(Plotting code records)
****

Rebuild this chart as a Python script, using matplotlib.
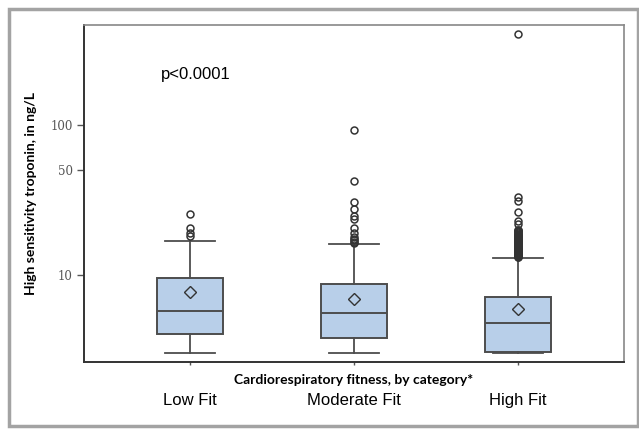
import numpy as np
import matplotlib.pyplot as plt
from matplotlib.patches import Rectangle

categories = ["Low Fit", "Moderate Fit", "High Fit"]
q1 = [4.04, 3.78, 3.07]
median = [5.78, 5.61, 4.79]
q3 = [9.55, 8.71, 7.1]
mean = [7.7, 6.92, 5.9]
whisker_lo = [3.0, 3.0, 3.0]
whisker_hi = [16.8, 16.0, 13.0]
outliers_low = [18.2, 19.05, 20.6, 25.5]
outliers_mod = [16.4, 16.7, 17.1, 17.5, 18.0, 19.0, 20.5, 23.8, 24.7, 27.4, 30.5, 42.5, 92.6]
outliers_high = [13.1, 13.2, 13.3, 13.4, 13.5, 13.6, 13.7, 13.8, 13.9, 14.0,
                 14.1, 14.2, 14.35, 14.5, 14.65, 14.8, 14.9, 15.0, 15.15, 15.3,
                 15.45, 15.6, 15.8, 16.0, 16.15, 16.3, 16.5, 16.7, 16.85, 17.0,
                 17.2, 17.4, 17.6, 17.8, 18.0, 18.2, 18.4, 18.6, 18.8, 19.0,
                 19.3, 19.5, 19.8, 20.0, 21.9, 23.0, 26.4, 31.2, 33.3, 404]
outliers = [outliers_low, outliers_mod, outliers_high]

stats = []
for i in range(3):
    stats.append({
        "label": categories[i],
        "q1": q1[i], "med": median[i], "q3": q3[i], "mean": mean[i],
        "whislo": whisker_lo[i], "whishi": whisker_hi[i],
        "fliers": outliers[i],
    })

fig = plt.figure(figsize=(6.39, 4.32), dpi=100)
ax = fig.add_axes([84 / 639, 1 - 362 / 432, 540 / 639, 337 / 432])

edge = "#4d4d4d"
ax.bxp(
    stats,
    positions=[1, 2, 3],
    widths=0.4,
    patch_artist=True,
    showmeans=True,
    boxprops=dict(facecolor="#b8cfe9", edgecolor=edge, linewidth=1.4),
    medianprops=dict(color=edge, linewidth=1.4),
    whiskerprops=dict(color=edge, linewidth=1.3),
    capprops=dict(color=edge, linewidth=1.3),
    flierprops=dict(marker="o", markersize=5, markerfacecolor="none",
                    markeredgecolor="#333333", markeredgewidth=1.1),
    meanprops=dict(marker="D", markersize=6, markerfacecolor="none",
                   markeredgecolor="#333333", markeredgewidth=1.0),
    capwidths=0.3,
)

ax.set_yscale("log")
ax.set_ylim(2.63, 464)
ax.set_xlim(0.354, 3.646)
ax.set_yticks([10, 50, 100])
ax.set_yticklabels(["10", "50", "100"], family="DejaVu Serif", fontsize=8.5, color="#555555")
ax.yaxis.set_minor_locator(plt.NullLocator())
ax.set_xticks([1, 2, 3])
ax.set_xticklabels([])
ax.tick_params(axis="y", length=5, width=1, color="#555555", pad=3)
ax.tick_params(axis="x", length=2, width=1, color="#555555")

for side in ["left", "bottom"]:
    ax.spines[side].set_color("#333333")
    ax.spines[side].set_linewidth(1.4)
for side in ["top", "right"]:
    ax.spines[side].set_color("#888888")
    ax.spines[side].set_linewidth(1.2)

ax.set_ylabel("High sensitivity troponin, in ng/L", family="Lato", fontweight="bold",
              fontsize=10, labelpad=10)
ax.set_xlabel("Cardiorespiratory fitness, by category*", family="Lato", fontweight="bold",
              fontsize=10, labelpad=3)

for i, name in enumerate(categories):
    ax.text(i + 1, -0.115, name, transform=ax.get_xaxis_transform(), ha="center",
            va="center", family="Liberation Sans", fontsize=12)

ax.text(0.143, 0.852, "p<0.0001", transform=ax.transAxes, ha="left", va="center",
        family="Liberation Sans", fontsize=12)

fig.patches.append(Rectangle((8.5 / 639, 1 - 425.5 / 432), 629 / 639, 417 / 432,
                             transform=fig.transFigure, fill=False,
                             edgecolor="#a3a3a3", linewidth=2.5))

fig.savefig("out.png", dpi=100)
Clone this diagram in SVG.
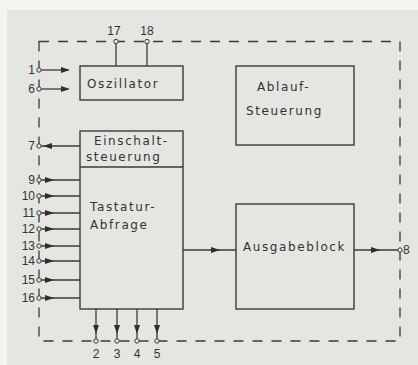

****

Copy out all the data without changing anything, and drop the pictures.

SOLUTION TO THIS PROBLEM →
Rebuild this chart as a Python script, using matplotlib.
import numpy as np
import matplotlib.pyplot as plt
from matplotlib.patches import Rectangle

categories = ["Low Fit", "Moderate Fit", "High Fit"]
q1 = [4.04, 3.78, 3.07]
median = [5.78, 5.61, 4.79]
q3 = [9.55, 8.71, 7.1]
mean = [7.7, 6.92, 5.9]
whisker_lo = [3.0, 3.0, 3.0]
whisker_hi = [16.8, 16.0, 13.0]
outliers_low = [18.2, 19.05, 20.6, 25.5]
outliers_mod = [16.4, 16.7, 17.1, 17.5, 18.0, 19.0, 20.5, 23.8, 24.7, 27.4, 30.5, 42.5, 92.6]
outliers_high = [13.1, 13.2, 13.3, 13.4, 13.5, 13.6, 13.7, 13.8, 13.9, 14.0,
                 14.1, 14.2, 14.35, 14.5, 14.65, 14.8, 14.9, 15.0, 15.15, 15.3,
                 15.45, 15.6, 15.8, 16.0, 16.15, 16.3, 16.5, 16.7, 16.85, 17.0,
                 17.2, 17.4, 17.6, 17.8, 18.0, 18.2, 18.4, 18.6, 18.8, 19.0,
                 19.3, 19.5, 19.8, 20.0, 21.9, 23.0, 26.4, 31.2, 33.3, 404]
outliers = [outliers_low, outliers_mod, outliers_high]

stats = []
for i in range(3):
    stats.append({
        "label": categories[i],
        "q1": q1[i], "med": median[i], "q3": q3[i], "mean": mean[i],
        "whislo": whisker_lo[i], "whishi": whisker_hi[i],
        "fliers": outliers[i],
    })

fig = plt.figure(figsize=(6.39, 4.32), dpi=100)
ax = fig.add_axes([84 / 639, 1 - 362 / 432, 540 / 639, 337 / 432])

edge = "#4d4d4d"
ax.bxp(
    stats,
    positions=[1, 2, 3],
    widths=0.4,
    patch_artist=True,
    showmeans=True,
    boxprops=dict(facecolor="#b8cfe9", edgecolor=edge, linewidth=1.4),
    medianprops=dict(color=edge, linewidth=1.4),
    whiskerprops=dict(color=edge, linewidth=1.3),
    capprops=dict(color=edge, linewidth=1.3),
    flierprops=dict(marker="o", markersize=5, markerfacecolor="none",
                    markeredgecolor="#333333", markeredgewidth=1.1),
    meanprops=dict(marker="D", markersize=6, markerfacecolor="none",
                   markeredgecolor="#333333", markeredgewidth=1.0),
    capwidths=0.3,
)

ax.set_yscale("log")
ax.set_ylim(2.63, 464)
ax.set_xlim(0.354, 3.646)
ax.set_yticks([10, 50, 100])
ax.set_yticklabels(["10", "50", "100"], family="DejaVu Serif", fontsize=8.5, color="#555555")
ax.yaxis.set_minor_locator(plt.NullLocator())
ax.set_xticks([1, 2, 3])
ax.set_xticklabels([])
ax.tick_params(axis="y", length=5, width=1, color="#555555", pad=3)
ax.tick_params(axis="x", length=2, width=1, color="#555555")

for side in ["left", "bottom"]:
    ax.spines[side].set_color("#333333")
    ax.spines[side].set_linewidth(1.4)
for side in ["top", "right"]:
    ax.spines[side].set_color("#888888")
    ax.spines[side].set_linewidth(1.2)

ax.set_ylabel("High sensitivity troponin, in ng/L", family="Lato", fontweight="bold",
              fontsize=10, labelpad=10)
ax.set_xlabel("Cardiorespiratory fitness, by category*", family="Lato", fontweight="bold",
              fontsize=10, labelpad=3)

for i, name in enumerate(categories):
    ax.text(i + 1, -0.115, name, transform=ax.get_xaxis_transform(), ha="center",
            va="center", family="Liberation Sans", fontsize=12)

ax.text(0.143, 0.852, "p<0.0001", transform=ax.transAxes, ha="left", va="center",
        family="Liberation Sans", fontsize=12)

fig.patches.append(Rectangle((8.5 / 639, 1 - 425.5 / 432), 629 / 639, 417 / 432,
                             transform=fig.transFigure, fill=False,
                             edgecolor="#a3a3a3", linewidth=2.5))

fig.savefig("out.png", dpi=100)
Clone this diagram in SVG.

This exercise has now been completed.